With chants of “Socialism Yes! Homophobia No!”, Cuban congresswoman Mariela Castro leads Havana’s annual parade celebrating the International Day Against Homophobia and Transphobia. Daughter of President Raul, and niece of Fidel, the straight, married mother of three has been using her position, name and irrepressibly buoyant personality to bring
about legal protections and social acceptance for Cuba’s LGBT community.
The Cuban Revolution forbade displays of homosexuality, homosexual acts and associating with homosexuals. In Jon Alpert’s revealing documentary, we find ample testimony of this discrimination, including a gay man forced to work in labor camps and a lesbian kicked off the national tennis team. Confronting the decades of cultural and institutional homophobia, Mariela tirelessly advocates for the rights of LGBT Cubans. Resolute in her cause, she recalls, “I decided to fight this prejudice knowing that in Cuba’s macho society it would be difficult, even if your last name is Castro.”
From the onset of the epidemic in 1981 until the mid-1990s, AIDS was an almost-certain death sentence. Though countless drugs were being used and tested to mitigate the wide range of AIDS-related infections, mortality loomed for the vast majority of those infected with the virus.
And then things changed. Not immediately, and not for everyone, but with the discovery of protease inhibitors and the introduction of the “AIDS cocktail,” a future that seemed lost was suddenly regained. Many people who had suffered terribly and were awaiting their impending end began to regain a degree of good health. While this was indisputably cause for rejoicing, it was not without ambiguities and complications.

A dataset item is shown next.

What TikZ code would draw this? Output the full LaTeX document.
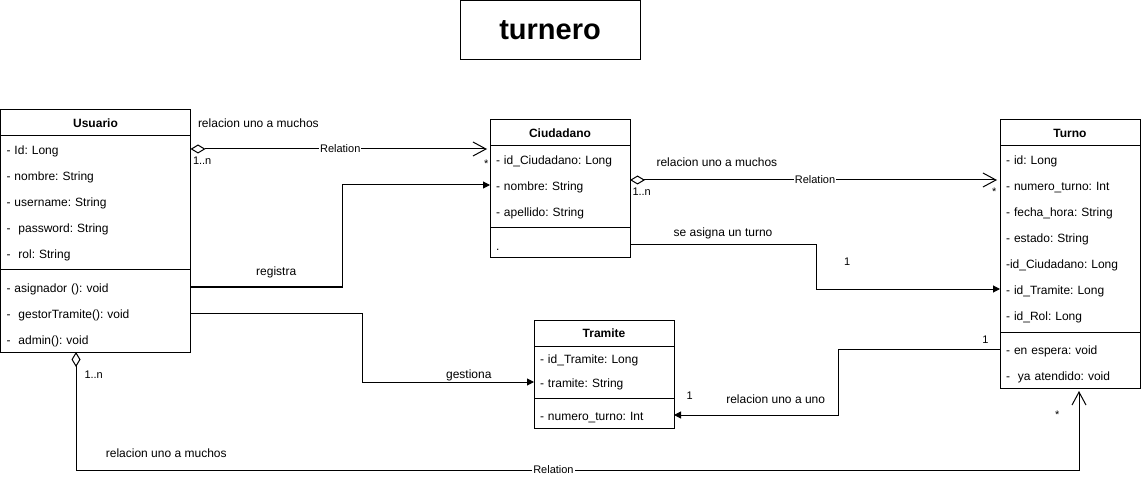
\documentclass[tikz,border=0pt]{standalone}
\usepackage{fontspec}
\setmainfont{Liberation Sans}
\frenchspacing
\usetikzlibrary{positioning,arrows.meta}
\begin{document}
\begin{tikzpicture}[x=1pt, y=-1pt, line width=1pt, font=\fontsize{12}{14}\selectfont]

\tikzstyle{chead}=[rectangle, draw, minimum height=26pt, inner sep=0pt, outer sep=0pt, font=\fontsize{12}{14}\selectfont\bfseries]
\tikzstyle{attr}=[rectangle, minimum height=26pt, inner xsep=6pt, inner ysep=0pt, outer sep=0pt, align=left, text height=11pt, text depth=0pt]
\tikzstyle{uattr}=[attr, text width=178pt]
\tikzstyle{cattr}=[attr, text width=128pt]
\tikzstyle{lbl}=[inner sep=0pt, font=\fontsize{12}{14}\selectfont]
\tikzstyle{tag}=[inner sep=0pt, font=\fontsize{11}{13}\selectfont]
\tikzstyle{rel}=[tag, fill=white, inner xsep=1pt]
\tikzstyle{agg}=[{Diamond[open,length=15pt,width=9pt]}-{Straight Barb[length=13pt,width=14pt]}, shorten >=3pt]
\tikzstyle{assoc}=[-{Triangle[length=7pt,width=7pt]}]

\useasboundingbox (0,0) rectangle (1141,489);

\node (title) [draw, minimum width=180pt, minimum height=59pt, font=\fontsize{29}{34}\selectfont\bfseries] at (550,30.5) {turnero};

% Usuario
\node (U) [chead, minimum width=190pt] at (95.5,123) {Usuario};
\node (U1) [uattr, below=0pt of U] {- Id: Long};
\node (U2) [uattr, below=0pt of U1] {- nombre: String};
\node (U3) [uattr, below=0pt of U2] {- username: String};
\node (U4) [uattr, below=0pt of U3] {-~ password: String};
\node (U5) [uattr, below=0pt of U4] {-~ rol: String};
\node (U6) [uattr, below=8pt of U5] {- asignador (): void};
\node (U7) [uattr, below=0pt of U6] {-~ gestorTramite(): void};
\node (U8) [uattr, below=0pt of U7] {-~ admin(): void};
\draw (U.north west) rectangle (U8.south east);
\draw ([yshift=-4pt]U5.south west) -- ([yshift=-4pt]U5.south east);

% Ciudadano
\node (C) [chead, minimum width=140pt] at (560,133) {Ciudadano};
\node (C1) [cattr, below=0pt of C] {- id\_Ciudadano: Long};
\node (C2) [cattr, below=0pt of C1] {- nombre: String};
\node (C3) [cattr, below=0pt of C2] {- apellido: String};
\node (C4) [cattr, below=8pt of C3] {.};
\draw (C.north west) rectangle (C4.south east);
\draw ([yshift=-4pt]C3.south west) -- ([yshift=-4pt]C3.south east);

% Turno
\node (T) [chead, minimum width=140pt] at (1070,133) {Turno};
\node (T1) [cattr, below=0pt of T] {- id: Long};
\node (T2) [cattr, below=0pt of T1] {- numero\_turno: Int};
\node (T3) [cattr, below=0pt of T2] {- fecha\_hora: String};
\node (T4) [cattr, below=0pt of T3] {- estado: String};
\node (T5) [cattr, below=0pt of T4] {-id\_Ciudadano: Long};
\node (T6) [cattr, below=0pt of T5] {- id\_Tramite: Long};
\node (T7) [cattr, below=0pt of T6] {- id\_Rol: Long};
\node (T8) [cattr, below=8pt of T7] {- en espera: void};
\node (T9) [cattr, below=0pt of T8] {-~ ya atendido: void};
\draw (T.north west) rectangle (T9.south east);
\draw ([yshift=-4pt]T7.south west) -- ([yshift=-4pt]T7.south east);

% Tramite
\node (R) [chead, minimum width=140pt] at (604,333) {Tramite};
\node (R1) [cattr, minimum height=24pt, below=0pt of R] {- id\_Tramite: Long};
\node (R2) [cattr, minimum height=24pt, below=0pt of R1] {- tramite: String};
\node (R3) [cattr, below=8pt of R2] {- numero\_turno: Int};
\draw (R.north west) rectangle (R3.south east);
\draw ([yshift=-4pt]R2.south west) -- ([yshift=-4pt]R2.south east);

% relations
\draw [agg] (U1.east) -- node[rel] (r1) {Relation} (U1.east -| C.west)
  node[lbl, at start, anchor=south west, xshift=7pt, yshift=21pt] (m1) {relacion uno a muchos}
  node[tag, at start, anchor=north west, xshift=2pt, yshift=-7pt] (n1) {1..n}
  node[tag, at end, anchor=north east, xshift=-1pt, yshift=-10pt] (s1) {*};

\draw [agg] ([yshift=5pt]C2.east) -- node[rel] (r2) {Relation} ([yshift=5pt]C2.east -| T.west)
  node[lbl, at start, anchor=south west, xshift=26pt, yshift=13pt] (m2) {relacion uno a muchos}
  node[tag, at start, anchor=north west, xshift=2pt, yshift=-7pt] (n2) {1..n}
  node[tag, at end, anchor=north east, xshift=-3pt, yshift=-7pt] (s2) {*};

\draw [assoc] (U6.east) -- node[lbl, above=9pt, xshift=10pt] (t1) {registra} ++(151.5,0) |- (C2.west);

\draw [assoc] (U7.east) -- ++(172,0) |- node[lbl, pos=0.81, above=1pt] (t2) {gestiona} (R2.west);

\draw [assoc] (C4.east) -- node[lbl, above=6pt] (t3) {se asigna un turno} ++(186,0) |- node[tag, pos=0.585, above=23pt] (o1) {1} (T6.west);

\draw [assoc] (T8.west) -- node[tag, at start, anchor=south east, xshift=-11pt, yshift=5pt] (o2) {1} ++(-162,0) |- node[lbl, pos=0.69, above=11pt] (t4) {relacion uno a uno} (R3.east)
  node[tag, at end, anchor=south west, xshift=12pt, yshift=15pt] (o3) {1};

\draw [agg] ([xshift=-19.5pt]U8.south) -- node[tag, at start, anchor=north west, xshift=8pt, yshift=-18pt] (n3) {1..n} ++(0,118) -| node[rel, pos=0.238] (r3) {Relation} node[lbl, pos=0.045, above=12pt] (m3) {relacion uno a muchos} ([xshift=9pt]T9.south)
  node[tag, at end, anchor=north east, xshift=-19pt, yshift=-22pt] (s3) {*};

\end{tikzpicture}
\end{document}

Filmmakers Erin Brethauer and Tim Hussin were commissioned by The San Francisco Chronicle to collect stories from gay San Franciscans whose futures were unexpectedly returned to them, and for which they were not entirely prepared. They found men who were thriving, but also dealing with huge challenges – financial, emotional, as well as medical.
Last Men Standing opens a window into a neglected story of the AIDS epidemic: those who
survived but still carry enormous burdens. This film gives them a voice, and helps begin an
overdue conversation.
How does one survive a 15+ year prison sentence, having been convicted after a homophobic witch hunt for a horrendous crime that never really happened? Southwest of Salem: The Story of the San Antonio Four brings to light the heartwrenching story of Elizabeth Ramirez, Cassandra Rivera, Kristie Mayhugh and Anna Vasquez, four Latina lesbians who were accused of gangraping two little girls during the Satanic panic of the ‘80s and ‘90s.
Director Deborah S. Esquenazi combines old home movies, recent interviews with the incarcerated women and legal and cultural experts, creating a riveting truecrime journey that exposes the truth in this extreme miscarriage of justice. Their LGBT community may have forgotten these women, but their mothers, children and families have continued to stand by them.
When the Innocence Project of Texas becomes involved and one of the original victims (now an adult) recants her testimony, the four finally feel a glimmer of hope for their freedom and eventual exoneration. However, as one of the Innocence Project’s lawyers reminds us, truth and justice often have very little to do with the legal system.